Cherry-Licious: Jaleo's Nod to the Cherry Blossom Festival
Yes, the cherry blossoms in DC peaked last weekend, but they will still be hanging around for awhile. And you can still find a bevy of cherry-based beverages on bar menus in and around the District.
Over at Jaleo, Beverage Director Jill Zimorski created the Flor de Cerezo (astute Spanish students will note that it means Cherry Blossom...) She mixes Cardenal Mendoza Brandy de Jerez, cherry juice (actually Turkish Visne juice she gets from the back bar at Zaytinya,) Fee Brother's Cherry Bitters, and Flare Sparkling Moscatel. She tops the drink with a rich, luscious Pedro Ximenez reduction, as well as a sour cherry reduction.

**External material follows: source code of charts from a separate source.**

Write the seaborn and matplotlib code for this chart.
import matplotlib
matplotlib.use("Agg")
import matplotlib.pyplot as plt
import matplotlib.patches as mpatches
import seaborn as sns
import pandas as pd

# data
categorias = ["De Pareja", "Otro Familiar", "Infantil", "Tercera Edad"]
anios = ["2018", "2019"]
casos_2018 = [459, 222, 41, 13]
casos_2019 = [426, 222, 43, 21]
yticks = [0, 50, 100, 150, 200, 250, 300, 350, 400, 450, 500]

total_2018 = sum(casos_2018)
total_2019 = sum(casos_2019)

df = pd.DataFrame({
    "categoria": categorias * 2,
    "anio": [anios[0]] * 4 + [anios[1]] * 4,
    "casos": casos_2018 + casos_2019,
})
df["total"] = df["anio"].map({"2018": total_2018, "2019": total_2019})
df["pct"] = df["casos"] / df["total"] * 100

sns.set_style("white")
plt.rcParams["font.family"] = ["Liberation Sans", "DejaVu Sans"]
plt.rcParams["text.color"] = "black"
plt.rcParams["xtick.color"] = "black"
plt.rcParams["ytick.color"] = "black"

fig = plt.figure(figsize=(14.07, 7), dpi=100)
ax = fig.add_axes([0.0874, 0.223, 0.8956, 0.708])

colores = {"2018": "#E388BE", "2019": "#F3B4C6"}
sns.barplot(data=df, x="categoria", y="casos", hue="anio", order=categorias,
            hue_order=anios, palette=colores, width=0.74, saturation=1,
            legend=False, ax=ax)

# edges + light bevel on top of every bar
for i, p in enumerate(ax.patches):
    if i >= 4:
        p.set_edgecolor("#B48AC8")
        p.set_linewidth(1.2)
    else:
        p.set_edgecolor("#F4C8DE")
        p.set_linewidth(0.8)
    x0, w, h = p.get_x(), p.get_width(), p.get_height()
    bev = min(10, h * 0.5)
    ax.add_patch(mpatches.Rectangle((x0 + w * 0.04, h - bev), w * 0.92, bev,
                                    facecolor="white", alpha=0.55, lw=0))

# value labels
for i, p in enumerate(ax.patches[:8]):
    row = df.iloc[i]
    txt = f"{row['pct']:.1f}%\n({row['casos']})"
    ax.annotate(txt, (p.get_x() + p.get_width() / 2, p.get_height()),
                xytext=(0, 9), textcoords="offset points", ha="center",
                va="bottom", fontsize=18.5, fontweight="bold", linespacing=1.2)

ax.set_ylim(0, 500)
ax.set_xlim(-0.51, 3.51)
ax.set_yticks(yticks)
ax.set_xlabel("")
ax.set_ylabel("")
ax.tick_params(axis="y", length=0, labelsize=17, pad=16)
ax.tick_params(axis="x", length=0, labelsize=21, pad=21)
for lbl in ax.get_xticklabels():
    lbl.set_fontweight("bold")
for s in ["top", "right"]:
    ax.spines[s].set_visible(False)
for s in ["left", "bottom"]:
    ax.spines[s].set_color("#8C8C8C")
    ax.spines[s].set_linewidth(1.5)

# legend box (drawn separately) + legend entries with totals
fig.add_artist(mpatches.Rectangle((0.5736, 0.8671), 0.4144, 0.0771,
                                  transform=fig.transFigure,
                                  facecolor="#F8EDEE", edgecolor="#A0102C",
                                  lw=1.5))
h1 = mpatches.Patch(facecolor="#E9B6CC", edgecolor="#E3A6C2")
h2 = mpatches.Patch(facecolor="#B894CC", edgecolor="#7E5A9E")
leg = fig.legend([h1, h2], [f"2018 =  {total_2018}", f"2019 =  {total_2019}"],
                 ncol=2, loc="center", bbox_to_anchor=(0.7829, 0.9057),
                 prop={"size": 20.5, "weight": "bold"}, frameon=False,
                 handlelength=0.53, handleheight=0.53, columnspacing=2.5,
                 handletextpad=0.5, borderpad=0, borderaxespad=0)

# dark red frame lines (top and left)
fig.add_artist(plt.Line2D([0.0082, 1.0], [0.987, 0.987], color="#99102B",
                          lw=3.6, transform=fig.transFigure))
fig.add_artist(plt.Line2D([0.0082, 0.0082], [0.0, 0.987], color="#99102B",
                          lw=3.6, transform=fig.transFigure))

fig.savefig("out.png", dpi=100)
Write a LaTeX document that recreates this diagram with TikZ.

"We use the PX reduction to draw a couple of abstract lines in the cocktail glass - the brown syrup slowly drips down the glass and looks like tree branches," Zimorski explains. "Since it's thick, it doesn't mix readily with the drink when it's poured in, but adds a hint of flavor. The sour cherry reduction is 'dotted' amongst the "branches" to add additional flavor and the glass looks like a cherry tree."
Here is the recipe if you want to try to replicate it at home. Or just head to Jaleo. But hurry--it won't be on the menu for long.
Flor de Cerezo Courtesy of Jill Zimorski, Beverage Director for Think Food Group
1 oz. Brandy 2 oz. Cherry juice 3 dashes bitters (she uses Fee Brother's Cherry Bitters. I think Peychaud's would be a worthy substitute)
Add all ingredients to a cocktail shaker filled with ice. Shake, and strain into a chilled cocktail glass. Top with 1 oz. Sparkling Moscatel (or Cava)
If you want to try your hand at the reduction garnishes, cook down Pedro Ximenez sherry until it's a think syrup. Do the same for pitted cherries (in a separate pot.) Or I would recommend drizzling the top of the drink with a bit of Cherry Heering or Combier Rouge, as both are cherry flavored liqueurs.